Im ersten Quartal lag der D2C-Anteil von eigenem Onlineshop und eigenen Läden bei gut einem Drittel. „Das wird auch erst einmal so bleiben“, sagt ein Insider. Denn Gulden betont bei jeder Gelegenheit: „Wir müssen den Handel wirklich, wirklich, wirklich wieder ernst nehmen.“ Jugendliche, die Fußball spielen, wollten in einem Geschäft die Modelle von verschiedenen Herstellern vergleichen.
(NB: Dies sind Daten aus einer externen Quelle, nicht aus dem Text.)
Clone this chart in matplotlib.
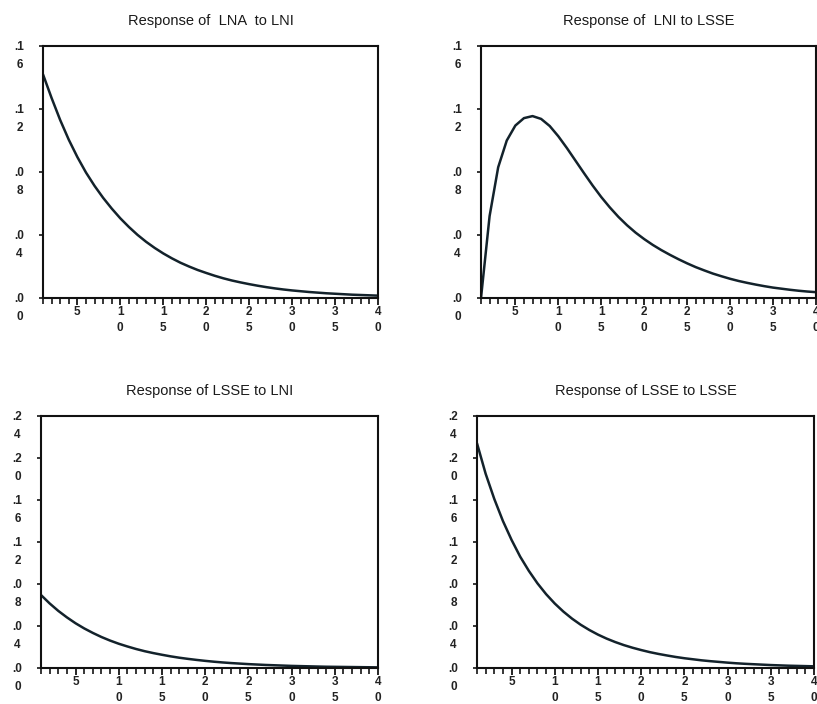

Der Manager hatte voll auf den Ausbau der eigenen Onlineshops gesetzt.
(Foto: dpa)
Daher bekommen die Händler nun frühe Einblicke und als Erste die neuesten Produkte. Die Gesprächspartner im Adidas-Vertrieb wirkten teilweise wie entfesselt, sagt ein Händler. „Die waren ja teilweise selber nicht glücklich mit der Situation.“
Damit auch die Händler ebenso wie die Zulieferer und Produzenten ihren fairen Anteil bekommen, ist Gulden explizit bereit, auf die ganz hohen Margen zu verzichten. Zweistellige Renditen müssten für Adidas wieder möglich sein, sagte er bei der Hauptversammlung. „Aber lass uns mit zehn Prozent zufrieden sein, statt 17 zu machen.“ Die Händler, sagt ein Adidas-Manager, trügen ja auch einen Teil des Risikos. So lagert Ware bereits verkauft bei ihnen, statt die Lager von Adidas selbst zu belasten.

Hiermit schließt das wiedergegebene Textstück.